Dataset extract:
------------------------------------

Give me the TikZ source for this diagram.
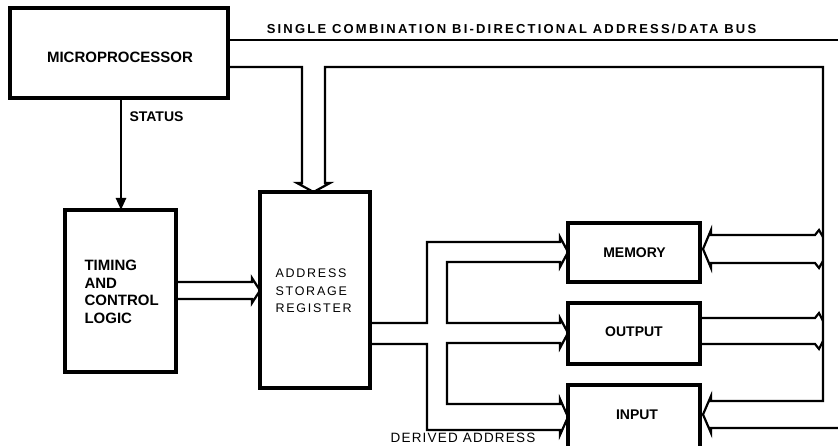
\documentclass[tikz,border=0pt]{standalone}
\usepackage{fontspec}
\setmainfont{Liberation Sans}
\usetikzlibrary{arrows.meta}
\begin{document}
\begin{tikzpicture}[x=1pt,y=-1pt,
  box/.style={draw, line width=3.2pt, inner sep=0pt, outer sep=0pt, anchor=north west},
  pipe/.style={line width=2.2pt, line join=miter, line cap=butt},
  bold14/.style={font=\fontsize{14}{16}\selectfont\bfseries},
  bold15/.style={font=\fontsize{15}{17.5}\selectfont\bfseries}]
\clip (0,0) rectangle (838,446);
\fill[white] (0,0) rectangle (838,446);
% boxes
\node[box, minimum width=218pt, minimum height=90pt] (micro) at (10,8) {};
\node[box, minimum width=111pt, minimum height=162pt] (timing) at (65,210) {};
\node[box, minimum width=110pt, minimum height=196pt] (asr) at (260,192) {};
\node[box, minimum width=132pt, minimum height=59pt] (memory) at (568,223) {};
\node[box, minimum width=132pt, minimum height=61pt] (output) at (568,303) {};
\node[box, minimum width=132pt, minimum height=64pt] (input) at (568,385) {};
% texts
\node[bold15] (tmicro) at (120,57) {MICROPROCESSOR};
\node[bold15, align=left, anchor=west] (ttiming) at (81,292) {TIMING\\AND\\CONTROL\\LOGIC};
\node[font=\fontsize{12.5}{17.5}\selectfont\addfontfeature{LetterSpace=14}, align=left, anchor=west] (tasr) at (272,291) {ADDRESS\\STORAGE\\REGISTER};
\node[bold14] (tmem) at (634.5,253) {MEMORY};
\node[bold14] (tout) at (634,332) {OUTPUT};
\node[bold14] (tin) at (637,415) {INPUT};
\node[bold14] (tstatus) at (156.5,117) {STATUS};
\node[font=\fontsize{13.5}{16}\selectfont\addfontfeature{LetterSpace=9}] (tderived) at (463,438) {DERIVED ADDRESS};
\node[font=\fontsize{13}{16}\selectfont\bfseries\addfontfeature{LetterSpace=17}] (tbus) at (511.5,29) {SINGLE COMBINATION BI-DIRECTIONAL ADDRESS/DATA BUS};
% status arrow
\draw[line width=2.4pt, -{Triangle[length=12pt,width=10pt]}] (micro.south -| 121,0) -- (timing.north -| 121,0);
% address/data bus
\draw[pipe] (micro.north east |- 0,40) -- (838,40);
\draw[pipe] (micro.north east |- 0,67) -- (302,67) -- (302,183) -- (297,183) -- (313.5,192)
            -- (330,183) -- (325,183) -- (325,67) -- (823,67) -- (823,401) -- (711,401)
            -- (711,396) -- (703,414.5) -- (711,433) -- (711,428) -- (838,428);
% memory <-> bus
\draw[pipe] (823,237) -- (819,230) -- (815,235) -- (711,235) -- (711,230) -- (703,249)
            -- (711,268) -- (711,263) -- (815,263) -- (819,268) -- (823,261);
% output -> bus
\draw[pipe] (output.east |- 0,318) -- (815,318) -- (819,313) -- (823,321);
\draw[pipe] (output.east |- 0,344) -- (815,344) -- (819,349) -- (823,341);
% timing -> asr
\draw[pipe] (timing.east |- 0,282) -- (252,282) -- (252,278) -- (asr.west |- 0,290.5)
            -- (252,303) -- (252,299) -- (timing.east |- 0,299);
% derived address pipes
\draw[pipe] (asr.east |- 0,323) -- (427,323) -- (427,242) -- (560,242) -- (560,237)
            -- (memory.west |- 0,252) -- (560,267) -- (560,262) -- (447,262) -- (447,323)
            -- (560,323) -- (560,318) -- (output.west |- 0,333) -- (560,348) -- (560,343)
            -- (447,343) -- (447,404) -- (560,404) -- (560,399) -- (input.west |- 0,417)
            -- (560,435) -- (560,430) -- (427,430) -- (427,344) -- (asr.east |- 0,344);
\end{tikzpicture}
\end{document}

------------------------------------

Task prompt: Every line of the data should be copied as it stands, without the images.

Solved problem:
Give me the TikZ source for this diagram.
\documentclass[tikz,border=0pt]{standalone}
\usepackage{fontspec}
\setmainfont{Liberation Sans}
\usetikzlibrary{arrows.meta}
\begin{document}
\begin{tikzpicture}[x=1pt,y=-1pt,
  box/.style={draw, line width=3.2pt, inner sep=0pt, outer sep=0pt, anchor=north west},
  pipe/.style={line width=2.2pt, line join=miter, line cap=butt},
  bold14/.style={font=\fontsize{14}{16}\selectfont\bfseries},
  bold15/.style={font=\fontsize{15}{17.5}\selectfont\bfseries}]
\clip (0,0) rectangle (838,446);
\fill[white] (0,0) rectangle (838,446);
% boxes
\node[box, minimum width=218pt, minimum height=90pt] (micro) at (10,8) {};
\node[box, minimum width=111pt, minimum height=162pt] (timing) at (65,210) {};
\node[box, minimum width=110pt, minimum height=196pt] (asr) at (260,192) {};
\node[box, minimum width=132pt, minimum height=59pt] (memory) at (568,223) {};
\node[box, minimum width=132pt, minimum height=61pt] (output) at (568,303) {};
\node[box, minimum width=132pt, minimum height=64pt] (input) at (568,385) {};
% texts
\node[bold15] (tmicro) at (120,57) {MICROPROCESSOR};
\node[bold15, align=left, anchor=west] (ttiming) at (81,292) {TIMING\\AND\\CONTROL\\LOGIC};
\node[font=\fontsize{12.5}{17.5}\selectfont\addfontfeature{LetterSpace=14}, align=left, anchor=west] (tasr) at (272,291) {ADDRESS\\STORAGE\\REGISTER};
\node[bold14] (tmem) at (634.5,253) {MEMORY};
\node[bold14] (tout) at (634,332) {OUTPUT};
\node[bold14] (tin) at (637,415) {INPUT};
\node[bold14] (tstatus) at (156.5,117) {STATUS};
\node[font=\fontsize{13.5}{16}\selectfont\addfontfeature{LetterSpace=9}] (tderived) at (463,438) {DERIVED ADDRESS};
\node[font=\fontsize{13}{16}\selectfont\bfseries\addfontfeature{LetterSpace=17}] (tbus) at (511.5,29) {SINGLE COMBINATION BI-DIRECTIONAL ADDRESS/DATA BUS};
% status arrow
\draw[line width=2.4pt, -{Triangle[length=12pt,width=10pt]}] (micro.south -| 121,0) -- (timing.north -| 121,0);
% address/data bus
\draw[pipe] (micro.north east |- 0,40) -- (838,40);
\draw[pipe] (micro.north east |- 0,67) -- (302,67) -- (302,183) -- (297,183) -- (313.5,192)
            -- (330,183) -- (325,183) -- (325,67) -- (823,67) -- (823,401) -- (711,401)
            -- (711,396) -- (703,414.5) -- (711,433) -- (711,428) -- (838,428);
% memory <-> bus
\draw[pipe] (823,237) -- (819,230) -- (815,235) -- (711,235) -- (711,230) -- (703,249)
            -- (711,268) -- (711,263) -- (815,263) -- (819,268) -- (823,261);
% output -> bus
\draw[pipe] (output.east |- 0,318) -- (815,318) -- (819,313) -- (823,321);
\draw[pipe] (output.east |- 0,344) -- (815,344) -- (819,349) -- (823,341);
% timing -> asr
\draw[pipe] (timing.east |- 0,282) -- (252,282) -- (252,278) -- (asr.west |- 0,290.5)
            -- (252,303) -- (252,299) -- (timing.east |- 0,299);
% derived address pipes
\draw[pipe] (asr.east |- 0,323) -- (427,323) -- (427,242) -- (560,242) -- (560,237)
            -- (memory.west |- 0,252) -- (560,267) -- (560,262) -- (447,262) -- (447,323)
            -- (560,323) -- (560,318) -- (output.west |- 0,333) -- (560,348) -- (560,343)
            -- (447,343) -- (447,404) -- (560,404) -- (560,399) -- (input.west |- 0,417)
            -- (560,435) -- (560,430) -- (427,430) -- (427,344) -- (asr.east |- 0,344);
\end{tikzpicture}
\end{document}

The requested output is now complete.